Teachers Guide to Teaching
Windycitywingchun.com
 

While, most articles jump into the topic immediately, I’m gonna start off with a warning, that if you choose this path, be prepared at the fact that this is an extremely difficult art to teach.  And, I’m gonna share with you everything that my Sifu has taught me regarding teaching the art as well as things that I’ve learned from my own experience.  I’m gonna do it in a number format so you can pick and choose which you want to read, and that also allows me to add-on things to this article when new experiences arise.



  1. 1)Not for they money - I share with you the first and most important thing Sifu has ever taught me when it comes to teaching the art.  Don’t do it for the money.  What exactly does that mean, well it doesn’t mean  you shouldn’t be compensated for your teaching.  But, what Sifu meant was that there will always be 2 choices in your path in which you must decide.  If you run the Wing Chun school in order to make it your living, you will quickly loose the path of why you were originally teaching.  Just like Sifu I got into teaching to learn the art. 


  1. 2)Student and teacher are the same - If Sifu’s lesson was number 1, this is my own personal lesson I share with you my students.  That when you begin teaching in Wing Chun, yes you are the Sifu, and the students are your students.  But never forget that the teacher and student are the same.  That means that once you begin to teach, you should also remember that you should not forget to learn as well.  You don’t want to end up like my old high school and college teachers, who give the same lesson year in and year out.  Never growing from the experience of teaching but simply reliving the same experience over and over again.  Can I say, Bueller?... Bueller?... Bueller?

  2. 3)Don’t copy, feel - All teaching involves the simple process of monkey see and monkey do.  So, basically you show a motion and the student tries to mimic it.  But, Wing Chun teaching involves a more hands on approach, since the student, can’t just look at the technique and hopes to copy it, but must in fact feel what the technique should properly feel like.  For example, the simple process of holding the stance of YGKYM, he or she can’t just copy the 4 motions, you must test his structure so he knows what it feels like to  be centered.

  3. 4)Touch the stove - When I first started teaching, I wanted to keep teaching, and I would never shut up.  But through experience and awareness, you come to realize that the student needs to go through both success and failure to truly understand any process or the simplest of techniques.  Learning involves that process, so what I’ve come to learn is that, when you show a technique, let the student play around with it for awhile.  Don’t be so quick to correct or jump in, only if he’s doing a motion incorrectly which could lead to him or her hurting themselves.  How can a student know right, if he doesn’t know wrong?  So, in the end, he’s got to touch the stove to know that its truly hot.

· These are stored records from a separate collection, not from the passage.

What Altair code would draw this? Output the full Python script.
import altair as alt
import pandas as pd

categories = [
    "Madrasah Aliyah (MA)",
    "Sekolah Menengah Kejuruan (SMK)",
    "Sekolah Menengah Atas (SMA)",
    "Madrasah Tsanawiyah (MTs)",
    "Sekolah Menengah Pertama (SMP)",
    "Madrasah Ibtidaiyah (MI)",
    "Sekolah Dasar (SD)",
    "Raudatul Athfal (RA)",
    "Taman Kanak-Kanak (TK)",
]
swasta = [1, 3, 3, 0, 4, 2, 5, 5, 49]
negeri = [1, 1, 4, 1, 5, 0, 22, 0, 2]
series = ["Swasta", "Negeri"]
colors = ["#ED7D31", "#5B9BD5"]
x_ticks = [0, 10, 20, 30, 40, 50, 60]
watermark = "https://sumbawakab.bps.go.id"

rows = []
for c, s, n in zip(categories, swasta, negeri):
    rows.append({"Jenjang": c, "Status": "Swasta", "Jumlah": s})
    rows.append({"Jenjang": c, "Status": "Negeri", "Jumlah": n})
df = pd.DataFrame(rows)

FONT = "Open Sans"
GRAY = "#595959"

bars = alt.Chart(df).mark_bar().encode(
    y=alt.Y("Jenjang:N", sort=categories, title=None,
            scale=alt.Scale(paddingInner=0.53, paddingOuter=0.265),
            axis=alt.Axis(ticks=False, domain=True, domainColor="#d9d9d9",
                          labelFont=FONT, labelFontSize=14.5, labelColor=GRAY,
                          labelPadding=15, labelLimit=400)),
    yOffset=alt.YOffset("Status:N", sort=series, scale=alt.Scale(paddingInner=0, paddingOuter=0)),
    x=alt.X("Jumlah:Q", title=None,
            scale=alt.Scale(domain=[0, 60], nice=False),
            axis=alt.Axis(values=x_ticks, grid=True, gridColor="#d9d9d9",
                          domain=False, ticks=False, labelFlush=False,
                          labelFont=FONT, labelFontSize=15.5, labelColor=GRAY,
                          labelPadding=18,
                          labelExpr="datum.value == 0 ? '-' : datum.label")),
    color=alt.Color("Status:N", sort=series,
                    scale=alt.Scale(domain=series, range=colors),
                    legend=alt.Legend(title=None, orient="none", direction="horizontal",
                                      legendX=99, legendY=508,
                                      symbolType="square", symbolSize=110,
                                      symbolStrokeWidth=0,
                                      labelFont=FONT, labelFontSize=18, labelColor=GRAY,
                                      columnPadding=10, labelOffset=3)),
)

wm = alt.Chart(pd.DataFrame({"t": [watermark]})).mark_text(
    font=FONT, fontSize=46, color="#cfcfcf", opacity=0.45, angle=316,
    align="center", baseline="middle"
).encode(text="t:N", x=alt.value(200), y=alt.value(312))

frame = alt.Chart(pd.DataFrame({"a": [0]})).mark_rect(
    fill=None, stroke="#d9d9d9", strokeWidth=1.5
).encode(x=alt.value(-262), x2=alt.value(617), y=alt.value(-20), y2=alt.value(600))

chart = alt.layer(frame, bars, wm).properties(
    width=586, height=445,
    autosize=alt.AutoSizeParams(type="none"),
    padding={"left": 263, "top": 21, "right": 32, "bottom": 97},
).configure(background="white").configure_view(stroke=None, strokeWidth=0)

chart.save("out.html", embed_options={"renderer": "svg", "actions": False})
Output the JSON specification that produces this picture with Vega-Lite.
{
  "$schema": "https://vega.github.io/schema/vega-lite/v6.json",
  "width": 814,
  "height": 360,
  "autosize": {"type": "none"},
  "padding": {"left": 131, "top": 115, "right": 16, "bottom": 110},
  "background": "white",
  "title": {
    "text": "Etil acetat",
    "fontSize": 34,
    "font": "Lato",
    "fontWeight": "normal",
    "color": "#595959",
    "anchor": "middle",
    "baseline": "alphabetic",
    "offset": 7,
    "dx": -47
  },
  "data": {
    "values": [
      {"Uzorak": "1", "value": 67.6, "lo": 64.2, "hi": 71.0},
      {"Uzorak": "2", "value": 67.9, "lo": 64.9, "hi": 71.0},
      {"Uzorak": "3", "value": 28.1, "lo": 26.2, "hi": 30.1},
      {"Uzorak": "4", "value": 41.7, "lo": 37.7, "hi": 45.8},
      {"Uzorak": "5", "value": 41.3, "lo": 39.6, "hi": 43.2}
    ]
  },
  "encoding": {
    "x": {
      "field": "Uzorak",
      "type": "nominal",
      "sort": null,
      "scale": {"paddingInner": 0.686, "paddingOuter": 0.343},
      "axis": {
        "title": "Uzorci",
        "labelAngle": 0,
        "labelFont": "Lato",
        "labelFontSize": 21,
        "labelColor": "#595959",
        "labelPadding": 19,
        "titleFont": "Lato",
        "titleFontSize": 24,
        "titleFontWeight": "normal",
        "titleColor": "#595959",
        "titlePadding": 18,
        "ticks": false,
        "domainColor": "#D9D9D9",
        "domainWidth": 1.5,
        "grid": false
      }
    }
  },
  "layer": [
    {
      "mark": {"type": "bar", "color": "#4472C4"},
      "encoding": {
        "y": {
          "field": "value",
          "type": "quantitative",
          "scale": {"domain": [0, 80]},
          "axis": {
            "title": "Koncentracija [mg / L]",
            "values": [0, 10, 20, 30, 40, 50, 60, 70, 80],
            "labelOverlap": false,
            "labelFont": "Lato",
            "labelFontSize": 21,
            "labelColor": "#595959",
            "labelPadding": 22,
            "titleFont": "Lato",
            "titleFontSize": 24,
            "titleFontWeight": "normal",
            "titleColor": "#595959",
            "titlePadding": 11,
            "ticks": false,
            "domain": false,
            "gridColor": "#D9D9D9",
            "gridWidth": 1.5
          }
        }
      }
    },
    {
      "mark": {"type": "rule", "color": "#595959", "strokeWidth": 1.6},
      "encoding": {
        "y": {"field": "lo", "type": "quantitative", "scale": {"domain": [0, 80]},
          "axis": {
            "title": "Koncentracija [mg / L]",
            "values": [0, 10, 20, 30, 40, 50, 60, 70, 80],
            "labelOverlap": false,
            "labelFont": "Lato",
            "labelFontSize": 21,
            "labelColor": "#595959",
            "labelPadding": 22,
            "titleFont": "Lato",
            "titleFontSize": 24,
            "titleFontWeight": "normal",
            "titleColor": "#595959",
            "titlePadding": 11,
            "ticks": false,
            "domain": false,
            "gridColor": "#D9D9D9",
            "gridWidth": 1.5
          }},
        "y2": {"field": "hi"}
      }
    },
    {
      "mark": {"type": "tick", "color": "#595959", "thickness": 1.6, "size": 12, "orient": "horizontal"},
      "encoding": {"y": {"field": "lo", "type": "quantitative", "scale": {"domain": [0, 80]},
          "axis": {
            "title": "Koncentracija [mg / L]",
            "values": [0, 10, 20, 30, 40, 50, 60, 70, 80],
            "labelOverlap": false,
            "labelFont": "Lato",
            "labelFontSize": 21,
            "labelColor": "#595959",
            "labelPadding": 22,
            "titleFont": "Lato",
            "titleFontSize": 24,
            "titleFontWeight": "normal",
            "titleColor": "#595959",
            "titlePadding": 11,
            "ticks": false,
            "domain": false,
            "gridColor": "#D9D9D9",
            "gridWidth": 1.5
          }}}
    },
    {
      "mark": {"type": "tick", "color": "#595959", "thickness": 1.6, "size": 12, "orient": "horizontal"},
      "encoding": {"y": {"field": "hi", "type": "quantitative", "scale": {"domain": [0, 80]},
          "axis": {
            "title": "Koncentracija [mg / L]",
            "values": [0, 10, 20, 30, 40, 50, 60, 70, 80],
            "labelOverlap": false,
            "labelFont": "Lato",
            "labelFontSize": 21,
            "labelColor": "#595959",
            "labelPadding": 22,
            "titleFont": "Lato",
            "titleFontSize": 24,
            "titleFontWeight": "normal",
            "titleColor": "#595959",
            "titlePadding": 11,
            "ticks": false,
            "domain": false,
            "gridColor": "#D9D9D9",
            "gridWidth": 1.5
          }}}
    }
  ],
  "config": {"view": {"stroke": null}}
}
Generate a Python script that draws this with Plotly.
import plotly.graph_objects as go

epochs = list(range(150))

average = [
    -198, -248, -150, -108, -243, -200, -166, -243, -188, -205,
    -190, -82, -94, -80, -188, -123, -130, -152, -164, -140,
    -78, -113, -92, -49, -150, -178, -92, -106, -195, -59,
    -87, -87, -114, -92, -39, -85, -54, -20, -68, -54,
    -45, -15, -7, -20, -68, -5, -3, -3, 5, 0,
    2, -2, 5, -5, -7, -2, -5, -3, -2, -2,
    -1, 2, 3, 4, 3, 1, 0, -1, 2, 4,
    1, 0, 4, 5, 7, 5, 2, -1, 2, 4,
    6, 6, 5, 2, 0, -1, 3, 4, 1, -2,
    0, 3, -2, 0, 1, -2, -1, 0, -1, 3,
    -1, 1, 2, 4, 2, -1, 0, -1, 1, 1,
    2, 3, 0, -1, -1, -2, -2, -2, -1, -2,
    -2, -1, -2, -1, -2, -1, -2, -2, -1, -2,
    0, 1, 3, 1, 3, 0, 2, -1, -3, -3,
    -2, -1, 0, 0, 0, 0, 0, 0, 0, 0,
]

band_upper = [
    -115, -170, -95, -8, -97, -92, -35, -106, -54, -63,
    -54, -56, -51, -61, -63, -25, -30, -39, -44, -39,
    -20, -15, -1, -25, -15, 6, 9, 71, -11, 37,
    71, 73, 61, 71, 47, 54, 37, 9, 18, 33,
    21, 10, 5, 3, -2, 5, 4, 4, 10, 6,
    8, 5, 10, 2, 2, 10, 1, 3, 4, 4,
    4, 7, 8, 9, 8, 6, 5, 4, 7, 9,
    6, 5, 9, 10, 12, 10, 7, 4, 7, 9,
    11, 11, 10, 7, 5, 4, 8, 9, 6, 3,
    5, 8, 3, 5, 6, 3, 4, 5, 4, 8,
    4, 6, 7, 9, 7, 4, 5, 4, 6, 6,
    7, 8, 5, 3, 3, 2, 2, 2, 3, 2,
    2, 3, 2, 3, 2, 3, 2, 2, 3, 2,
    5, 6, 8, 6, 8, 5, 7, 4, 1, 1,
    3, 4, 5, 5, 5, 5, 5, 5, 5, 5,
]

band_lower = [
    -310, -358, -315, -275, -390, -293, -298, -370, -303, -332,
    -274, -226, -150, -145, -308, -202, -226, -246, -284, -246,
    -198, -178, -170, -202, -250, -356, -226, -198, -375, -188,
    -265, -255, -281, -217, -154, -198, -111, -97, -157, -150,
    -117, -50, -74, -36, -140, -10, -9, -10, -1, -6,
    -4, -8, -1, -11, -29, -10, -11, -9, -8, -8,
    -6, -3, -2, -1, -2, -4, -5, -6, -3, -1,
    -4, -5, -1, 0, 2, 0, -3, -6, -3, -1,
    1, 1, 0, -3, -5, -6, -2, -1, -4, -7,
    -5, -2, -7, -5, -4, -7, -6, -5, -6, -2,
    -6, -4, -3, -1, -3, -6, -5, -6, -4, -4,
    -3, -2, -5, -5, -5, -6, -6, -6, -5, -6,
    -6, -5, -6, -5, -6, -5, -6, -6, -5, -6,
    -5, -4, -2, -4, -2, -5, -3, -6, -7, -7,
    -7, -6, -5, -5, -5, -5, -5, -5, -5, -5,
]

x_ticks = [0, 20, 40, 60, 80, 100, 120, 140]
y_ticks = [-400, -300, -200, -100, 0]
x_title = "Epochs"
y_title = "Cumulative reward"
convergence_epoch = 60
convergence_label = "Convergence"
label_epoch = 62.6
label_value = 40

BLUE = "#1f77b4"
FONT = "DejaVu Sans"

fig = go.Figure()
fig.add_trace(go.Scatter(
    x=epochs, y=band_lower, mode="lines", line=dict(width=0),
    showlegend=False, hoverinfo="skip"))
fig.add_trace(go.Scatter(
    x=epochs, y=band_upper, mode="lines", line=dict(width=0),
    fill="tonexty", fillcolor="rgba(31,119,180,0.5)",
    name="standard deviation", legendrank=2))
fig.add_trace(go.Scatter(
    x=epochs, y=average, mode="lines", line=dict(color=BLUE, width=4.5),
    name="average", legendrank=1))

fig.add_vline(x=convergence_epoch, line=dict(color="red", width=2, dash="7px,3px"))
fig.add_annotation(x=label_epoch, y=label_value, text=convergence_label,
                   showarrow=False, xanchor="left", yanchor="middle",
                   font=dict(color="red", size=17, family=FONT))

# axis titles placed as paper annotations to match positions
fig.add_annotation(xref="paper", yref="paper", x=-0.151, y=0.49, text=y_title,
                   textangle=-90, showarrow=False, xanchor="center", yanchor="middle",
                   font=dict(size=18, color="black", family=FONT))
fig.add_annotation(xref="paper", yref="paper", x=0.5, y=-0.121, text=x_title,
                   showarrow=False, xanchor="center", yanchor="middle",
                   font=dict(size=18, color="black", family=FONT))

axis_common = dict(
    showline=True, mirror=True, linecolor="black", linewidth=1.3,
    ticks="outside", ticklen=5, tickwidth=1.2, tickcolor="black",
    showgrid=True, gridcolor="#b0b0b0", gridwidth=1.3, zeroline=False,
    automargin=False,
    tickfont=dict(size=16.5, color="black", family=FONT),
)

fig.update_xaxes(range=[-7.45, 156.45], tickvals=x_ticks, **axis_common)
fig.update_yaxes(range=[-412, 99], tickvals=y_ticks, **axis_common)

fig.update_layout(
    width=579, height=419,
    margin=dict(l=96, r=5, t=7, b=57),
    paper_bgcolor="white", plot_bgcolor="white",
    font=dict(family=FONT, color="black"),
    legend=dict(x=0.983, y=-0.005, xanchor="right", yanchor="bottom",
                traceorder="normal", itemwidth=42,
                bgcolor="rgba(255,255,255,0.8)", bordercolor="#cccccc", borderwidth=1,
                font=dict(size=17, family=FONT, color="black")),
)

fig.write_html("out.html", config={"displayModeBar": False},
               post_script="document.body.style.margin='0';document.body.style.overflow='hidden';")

  4. 5)Earn the name Sifu - On day 1 when you first begin to teach you are called a Sifu.  But its only through time and training that you earn the right to be called Sifu.  When you first start teaching, you have some knowledge of what you are doing, and because of that you are a teacher.  But the title of Sifu while easily thrown around, has to be earned.  Not necessarily out of obligation on the student, but through the students eyes he should feel confident that physically, mentally, and spiritually you are in fact a Sifu.

  5. 6)Teach what you can do - Everything that I’ve shown any of my students, I can do.  Although between the 1st day I taught to the present, my skills have changed, as a teacher you can’t expect students to do things that you, yourself cannot do.  In other words, you lose credibility in your teaching, for example if your fat, and then you tell your student you should lose weight.

  6. 7)Let them be - One lesson I learned in teaching, and I literally learned it on day 1, is let them be.  And that is, if you follow rule #1 which i mentioned, you let students make their own decisions.  In other words, to often you see teachers ask, why weren’t you in class, how come you haven’t come in awhile?  Well, just like we stated in the opening pages of the website, your here coz you want to be here.  You want to learn the ultimate discipline, it’ll have to come from you, not me commanding you to show up and train.  Not me saying, how come your not practicing at home.  My job is to teach you how to get to the door, your job is to open it.

  7. 8)Letting go -  About 3 or 4 years ago, I remember talking to Sifu and he discussed his teaching on detachment.  Eventually we got on the subject of him, and quitting teaching, and basically I was shocked at the fact that he could so loosely say that he could quit today, if he wanted to.   I thought it was just insane at the time, that how can you leave something which you love so much.  And, that concept as outrageous as it was for Sifu to say, eventually in time I learned what he had meant, and now after developing the skill and awareness I can literally say the same thing as well.  You start with nothing and you end with nothing.  As a teacher the lesson of detachment serves so many purposes for you, and at the same time, I can’t really recall specific teachings that lead me to understand it.